Além desse conceito, a Elanco adotou a técnica dos quatro “is”: envolver (involve, em inglês), entrar (in put, no outro idioma), implementar e integrar — respeitando a teoria dos 90x20x8. Os números se baseiam no tempo de cada ação: ninguém fica sentado por mais de 90 minutos, por 20 recebe um in put de aprendizado e a cada oito minutos o educador envolve o participante usando o terceiro ou o quarto ‘i’.
As novas práticas de ensino começaram em 2013 nas unidades da América Latina e hoje são usadas com os 7.000 funcionários da Elanco globalmente. Um dos resultados práticos medidos pela companhia — que se tornou a segunda maior empresa de saúde animal do mundo com a compra da Novartis, em 2014 — foi a redução pela metade do tempo para fechar novos negócios. “Outro indicador foi a melhora no engajamento de equipes com a liderança”, diz a responsável por treinamento e desenvolvimento.
Assim como a empresa de saúde animal, a fabricante de papel e celulose Suzanotambém utiliza em seus treinamentos instrumentos de percussão, histórias e objetos lúdicos. A necessidade de rever os cursos surgiu a partir de 2013, com a chegada do presidente Walter Schalka.
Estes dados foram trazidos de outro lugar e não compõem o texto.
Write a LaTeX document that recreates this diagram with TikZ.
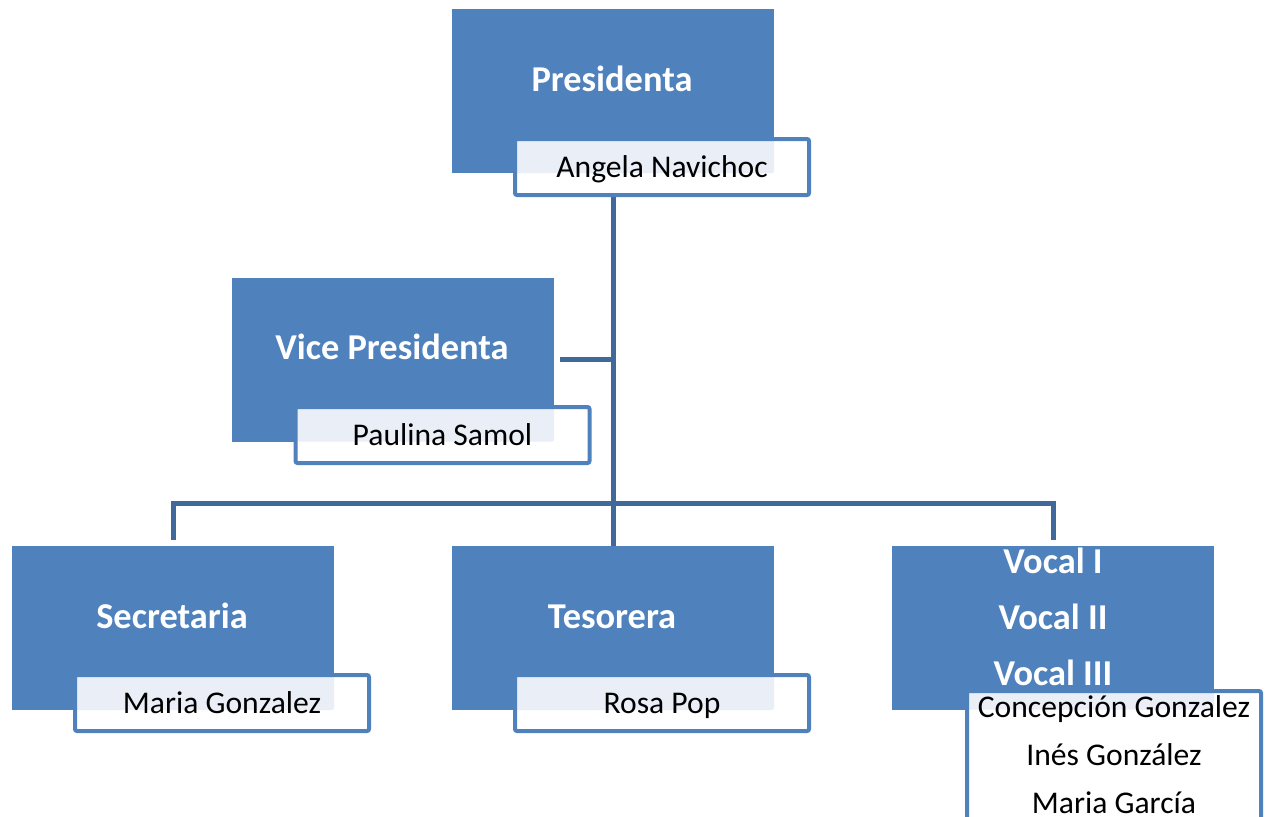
\documentclass[tikz,border=0pt]{standalone}
\usepackage{fontspec}
\setmainfont{Carlito}
\definecolor{boxblue}{HTML}{4F81BD}
\definecolor{linkblue}{HTML}{41689A}
\definecolor{nbord}{HTML}{4F81BD}
\definecolor{lightfill}{HTML}{E9EEF7}
\begin{document}
\begin{tikzpicture}[x=0.5pt,y=-0.5pt,
  rolebox/.style={fill=boxblue, draw=none, minimum width=161pt, minimum height=82pt, inner sep=0pt, outer sep=0pt},
  roletext/.style={text=white, font=\fontsize{18.2}{22}\selectfont\bfseries, inner sep=0pt, text height=12pt, text depth=0pt},
  namebox/.style={fill=white, draw=nbord, line width=2pt, rounded corners=1pt, minimum width=147pt, minimum height=28pt, inner sep=0pt, outer sep=0pt, font=\fontsize{15.8}{18}\selectfont, text height=10pt, text depth=0pt},
  nametext/.style={font=\fontsize{15.8}{18}\selectfont, inner sep=0pt, text height=10pt, text depth=0pt},
  link/.style={draw=linkblue, line width=2.5pt}]
\useasboundingbox (0,0) rectangle (1266,816);
\clip (0,0) rectangle (1266,816);
% role boxes
\node[rolebox] (pres) at (613,91) {};
\node[rolebox] (vp) at (393,359.5) {};
\node[rolebox] (sec) at (173,628) {};
\node[rolebox] (tes) at (613,628) {};
\node[rolebox] (voc) at (1053,627.5) {};
% connectors
\coordinate (bus) at (612,503);
\draw[link] (pres.south) -- (tes.north);
\draw[link] ([xshift=3pt]vp.east) -- (vp.east -| pres.south);
\draw[link] ([yshift=3pt]sec.north) |- (bus) -| ([yshift=3pt]voc.north);
% titles
\node[roletext] (presT) at (612,79) {Presidenta};
\node[roletext] (vpT) at (392,347) {Vice Presidenta};
\node[roletext] (secT) at (172,616) {Secretaria};
\node[roletext] (tesT) at (612,616) {Tesorera};
\node[roletext] (vocT1) at (1053,561) {Vocal I};
\node[roletext] (vocT2) at (1053,617) {Vocal II};
\node[roletext] (vocT3) at (1053,673) {Vocal III};
% name boxes
\node[namebox, path picture={\fill[lightfill] (path picture bounding box.north west) rectangle (pres.south east);}] (pname) at (662,167) {Angela Navichoc};
\node[namebox, path picture={\fill[lightfill] (path picture bounding box.north west) rectangle (vp.south east);}] (vpname) at (442.5,435) {Paulina Samol};
\node[namebox, path picture={\fill[lightfill] (path picture bounding box.north west) rectangle (sec.south east);}] (sname) at (222,703) {Maria Gonzalez};
\node[namebox, path picture={\fill[lightfill] (path picture bounding box.north west) rectangle (tes.south east);}] (tname) at (662,703) {Rosa Pop};
\node[namebox, minimum height=100pt, anchor=north, path picture={\fill[lightfill] (path picture bounding box.north west) rectangle (voc.south east);}] (vname) at (1114,691) {};
\node[nametext] (vn1) at (1114,707) {Concepción Gonzalez};
\node[nametext] (vn2) at (1114,755) {Inés González};
\node[nametext] (vn3) at (1114,803) {Maria García};
\end{tikzpicture}
\end{document}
O CEO decidiu levar o conceito de empreendedorismo até as pontas, o que significava estender o poder de decisão aos funcionários de todos os níveis hierárquicos. Para isso funcionar, era preciso alinhamento e confiança — e, obviamente, ensinar pessoas que nunca tomaram decisões a decidir.
Para isso acontecer na prática, Carlos Griner, diretor de recursos humanos da Suzano, decidiu seguir o método do Action Learning para formar os 8.000 empregados da companhia. O processo de desenvolvimento agora passa por discussões estratégicas, durante as quais os alunos trabalham com problemas reais da empresa e precisam apresentar uma solução ao final do curso. “O aprendizado acontece muito mais na prática do que em sala de aula. Trabalhamos com grupos de cinco a oito líderes, de diferentes áreas, para fortalecer a visão do todo e para dar a oportunidade de contribuição às pessoas de departamentos diferentes”, diz Griner.
O modelo, amadurecido em 2014, preparou 75 dos 400 líderes da Suzano para desenvolver grupos com entregas e desafios reais. Um dos resultados obtidos foi a quebra dos silos e das barreiras entre as áreas, o que contribuiu para o sentimento de pertencimento dos funcionários.
O uso de métodos mais práticos e funcionais é uma tendência que tende a se consolidar nos próximos anos. Afinal, a educação corporativa só faz sentido se melhorar a produtividade e o desempenho dos funcionários.